Personal information
- Full name: Javier Bellido Plaza
- Date of birth: 9 March 1966 (age 59)
- Place of birth: Bilbao, Spain
- Height: 1.78 m (5 ft 10 in)
- Position(s): Centre-back

Youth career
- Padura
- 1984–1985: Athletic Bilbao

Senior career*
- Years: Team / Apps / (Gls)
- 1985–1988: Bilbao Athletic / 64 / (4)
- 1985–1986: → Amorebieta (loan)
- 1988–1989: Eibar / 28 / (4)
- 1989–1991: Elche / 61 / (3)
- 1991–2001: Compostela / 337 / (25)
- Total:  / 490 / (36)

= Javier Bellido =

Spanish footballer

Javier Bellido Plaza (born 9 March 1966) is a Spanish former professional footballer who played as a central defender.
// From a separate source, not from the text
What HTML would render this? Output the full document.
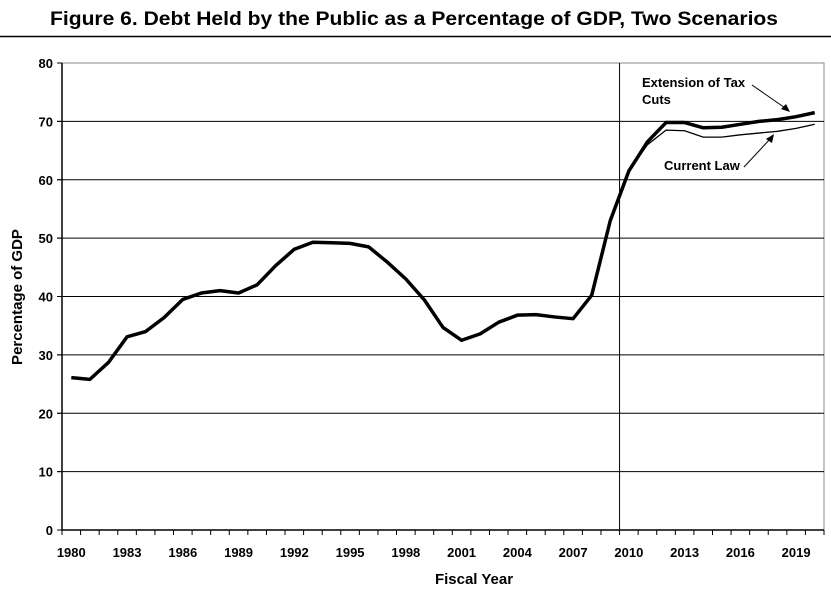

He played 353 matches in the Segunda División over 11 seasons (24 goals) in representation of four teams, also appearing for Compostela in La Liga.

==Club career==
Bellido was born in Bilbao, Biscay. A product of Athletic Bilbao's famous Lezama youth academy, he spent the majority of his career at SD Compostela, where he earned the nickname 'The wall of San Lázaro'. Previously, he played five seasons in the Segunda División with Bilbao Athletic (two years), SD Eibar and Elche CF (two), and started his ten-year spell with the Galicians in the same league.

In the 1997–98 campaign, in spite of Compos relegation from La Liga after four years up, Bellido scored seven league goals, second-best in the squad. He retired in July 2001 at the age of 35, as the team had been relegated to Segunda División B.

Subsequently, Bellido worked as youth system coordinator at his main club. He left his post on 16 June 2017.